Start Input data
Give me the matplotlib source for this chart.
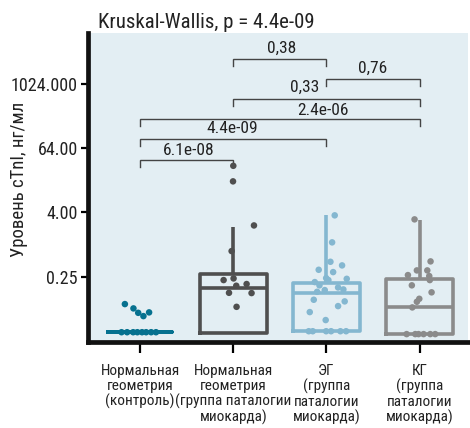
#!/usr/bin/env python3
# -*- coding: utf-8 -*-
import matplotlib
matplotlib.use("Agg")
import matplotlib.pyplot as plt
import matplotlib.font_manager as fm

# --- data (cTnI, ng/ml) ---
groups = [
    "Нормальная\nгеометрия\n(контроль)",
    "Нормальная\nгеометрия\n(группа паталогии\nмиокарда)",
    "ЭГ\n(группа\nпаталогии\nмиокарда)",
    "КГ\n(группа\nпаталогии\nмиокарда)",
]
colors = ["#06718f", "#4f4f4f", "#84b7d0", "#8b8b8b"]

q1 = [0.023, 0.0224, 0.0244, 0.0212]
median = [0.023, 0.152, 0.122, 0.0686]
q3 = [0.023, 0.281, 0.188, 0.224]
whisker_hi = [0.023, 2.15, 3.56, 2.87]

g1_values = [0.0772, 0.0641, 0.0530, 0.0460, 0.0540,
             0.023, 0.023, 0.023, 0.023, 0.023, 0.023, 0.023, 0.023]
g1_jitter = [-0.164, -0.072, -0.021, 0.035, 0.096,
             -0.20, -0.14, -0.075, -0.03, 0.02, 0.064, 0.118, 0.17]

g2_values = [29.7, 15.2, 2.28, 0.756, 0.217, 0.233, 0.170, 0.183, 0.1254, 0.124, 0.0686]
g2_jitter = [0.0, -0.003, 0.222, -0.018, -0.104, 0.003, 0.032, 0.143, -0.046, 0.196, 0.035]

g3_values = [3.52, 1.10, 0.477, 0.408, 0.338, 0.306, 0.236, 0.229, 0.199, 0.217,
             0.173, 0.158, 0.145, 0.141, 0.131, 0.093, 0.0867, 0.0708, 0.0547, 0.0388,
             0.024, 0.024, 0.024, 0.024, 0.024, 0.024]
g3_jitter = [0.089, 0.061, 0.043, 0.168, -0.083, 0.072, -0.003, 0.218, -0.125, 0.021,
             -0.075, 0.125, 0.182, -0.018, -0.1, -0.136, 0.196, 0.125, -0.179, -0.008,
             -0.19, -0.147, -0.003, 0.05, 0.15, 0.211]

g4_values = [2.96, 0.485, 0.329, 0.329, 0.269, 0.258, 0.217, 0.173, 0.128, 0.097, 0.0853, 0.0669,
             0.0212, 0.0212, 0.0212, 0.0212, 0.0212, 0.0212]
g4_jitter = [-0.054, 0.118, -0.029, 0.083, -0.125, 0.104, 0.11, -0.083, 0.129, -0.003, -0.029, -0.078,
             -0.139, -0.046, -0.011, 0.043, 0.115, 0.168]

# pairwise comparisons: (group a, group b, label)
comparisons = [(1, 2, "0,38"), (2, 3, "0,76"), (1, 3, "0,33"),
               (0, 3, "2.4e-06"), (0, 2, "4.4e-09"), (0, 1, "6.1e-08")]
title = "Kruskal-Wallis, p = 4.4e-09"
y_ticks = [0.25, 4, 64, 1024]
y_tick_labels = ["0.25", "4.00", "64.00", "1024.000"]

# layout of brackets (log2 heights) and label spots
bracket_y = [11.52, 10.27, 9.03, 7.79, 6.55, 5.25]
label_xy = [(1.52, 12.2), (2.50, 10.96), (1.77, 9.78), (1.96, 8.35), (0.99, 7.24), (0.525, 5.87)]

# --- font: prefer a narrow face ---
available = {f.name for f in fm.fontManager.ttflist}
family = "DejaVu Sans"
for cand in ["Roboto Condensed", "Liberation Sans Narrow", "Open Sans Condensed", "Noto Sans Display"]:
    if cand in available:
        family = cand
        break
plt.rcParams["font.family"] = [family, "DejaVu Sans"]
if family == "DejaVu Sans":
    plt.rcParams["font.stretch"] = "condensed"

text_color = "#222222"
bg = "#e3eef3"


def plot():
    fig = plt.figure(figsize=(4.7, 4.28), dpi=100)
    ax = fig.add_axes([88 / 470, 1 - 342 / 428, 380 / 470, 309 / 428])
    ax.set_facecolor(bg)
    ax.set_yscale("log", base=2)

    stats = []
    for i in range(4):
        stats.append({"med": median[i], "q1": q1[i], "q3": q3[i],
                      "whislo": q1[i], "whishi": whisker_hi[i], "fliers": []})
    for i, st in enumerate(stats):
        c = colors[i]
        ax.bxp([st], positions=[i], widths=0.72 if i else 0.69, showcaps=False,
               showfliers=False, patch_artist=False,
               boxprops=dict(color=c, linewidth=2.6),
               medianprops=dict(color=c, linewidth=2.6),
               whiskerprops=dict(color=c, linewidth=2.6, solid_capstyle="butt"),
               manage_ticks=False)

    all_vals = [g1_values, g2_values, g3_values, g4_values]
    all_jit = [g1_jitter, g2_jitter, g3_jitter, g4_jitter]
    for i in range(4):
        xs = [i + j for j in all_jit[i]]
        ax.scatter(xs, all_vals[i], s=22, color=colors[i], edgecolors="none", zorder=3)

    # brackets
    drop = 0.43
    for (a, b, lab), yb, (lx, ly) in zip(comparisons, bracket_y, label_xy):
        ax.plot([a, a, b, b], [2 ** (yb - drop), 2 ** yb, 2 ** yb, 2 ** (yb - drop)],
                color="#444444", linewidth=1.0, solid_joinstyle="miter")
        ax.text(lx, 2 ** ly, lab, ha="center", va="center", fontsize=12.5, color=text_color)

    ax.set_xlim(-0.56, 3.52)
    ax.set_ylim(2 ** -6.05, 2 ** 13.14)
    ax.set_yticks(y_ticks)
    ax.set_yticklabels(y_tick_labels)
    ax.yaxis.set_minor_locator(matplotlib.ticker.NullLocator())
    ax.set_xticks(range(4))
    ax.set_xticklabels(groups, fontsize=11, color=text_color, linespacing=1.05)
    ax.tick_params(axis="y", labelsize=13, labelcolor=text_color, length=5.4, width=1.6, pad=2)
    ax.tick_params(axis="x", length=8, width=1.6, pad=8)

    for s in ["top", "right"]:
        ax.spines[s].set_visible(False)
    for s in ["left", "bottom"]:
        ax.spines[s].set_linewidth(3.4)
        ax.spines[s].set_color("#111111")

    ax.set_ylabel("Уровень cTnI, нг/мл", fontsize=13.5, color=text_color)
    ax.yaxis.set_label_coords(-0.158, 0.525)

    fig.text(98 / 470, 1 - 22 / 428, title, ha="left", va="center", fontsize=15, color=text_color)

    fig.savefig("out.png", dpi=100)


if __name__ == '__main__':
    plot()
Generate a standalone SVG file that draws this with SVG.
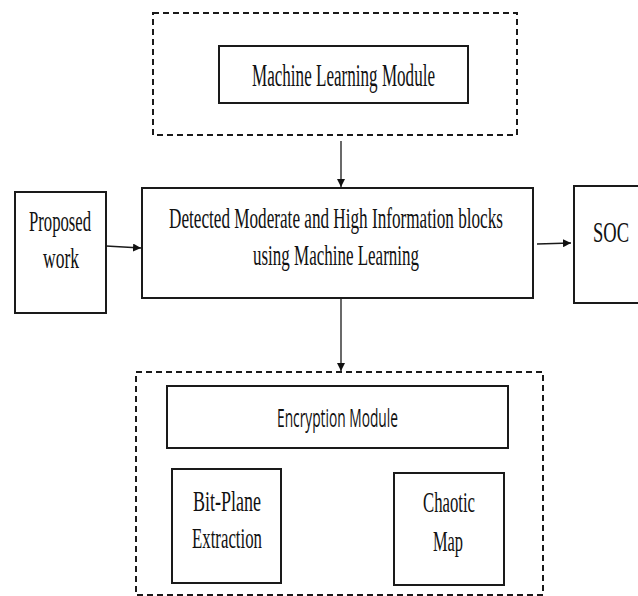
End Input data
[Written problem] Please reproduce, word for word, every line from the first line of the records above through the line containing "-0.046, 0.196, 0.035]", and leave out the pictures.

[Answer]
Give me the matplotlib source for this chart.
#!/usr/bin/env python3
# -*- coding: utf-8 -*-
import matplotlib
matplotlib.use("Agg")
import matplotlib.pyplot as plt
import matplotlib.font_manager as fm

# --- data (cTnI, ng/ml) ---
groups = [
    "Нормальная\nгеометрия\n(контроль)",
    "Нормальная\nгеометрия\n(группа паталогии\nмиокарда)",
    "ЭГ\n(группа\nпаталогии\nмиокарда)",
    "КГ\n(группа\nпаталогии\nмиокарда)",
]
colors = ["#06718f", "#4f4f4f", "#84b7d0", "#8b8b8b"]

q1 = [0.023, 0.0224, 0.0244, 0.0212]
median = [0.023, 0.152, 0.122, 0.0686]
q3 = [0.023, 0.281, 0.188, 0.224]
whisker_hi = [0.023, 2.15, 3.56, 2.87]

g1_values = [0.0772, 0.0641, 0.0530, 0.0460, 0.0540,
             0.023, 0.023, 0.023, 0.023, 0.023, 0.023, 0.023, 0.023]
g1_jitter = [-0.164, -0.072, -0.021, 0.035, 0.096,
             -0.20, -0.14, -0.075, -0.03, 0.02, 0.064, 0.118, 0.17]

g2_values = [29.7, 15.2, 2.28, 0.756, 0.217, 0.233, 0.170, 0.183, 0.1254, 0.124, 0.0686]
g2_jitter = [0.0, -0.003, 0.222, -0.018, -0.104, 0.003, 0.032, 0.143, -0.046, 0.196, 0.035]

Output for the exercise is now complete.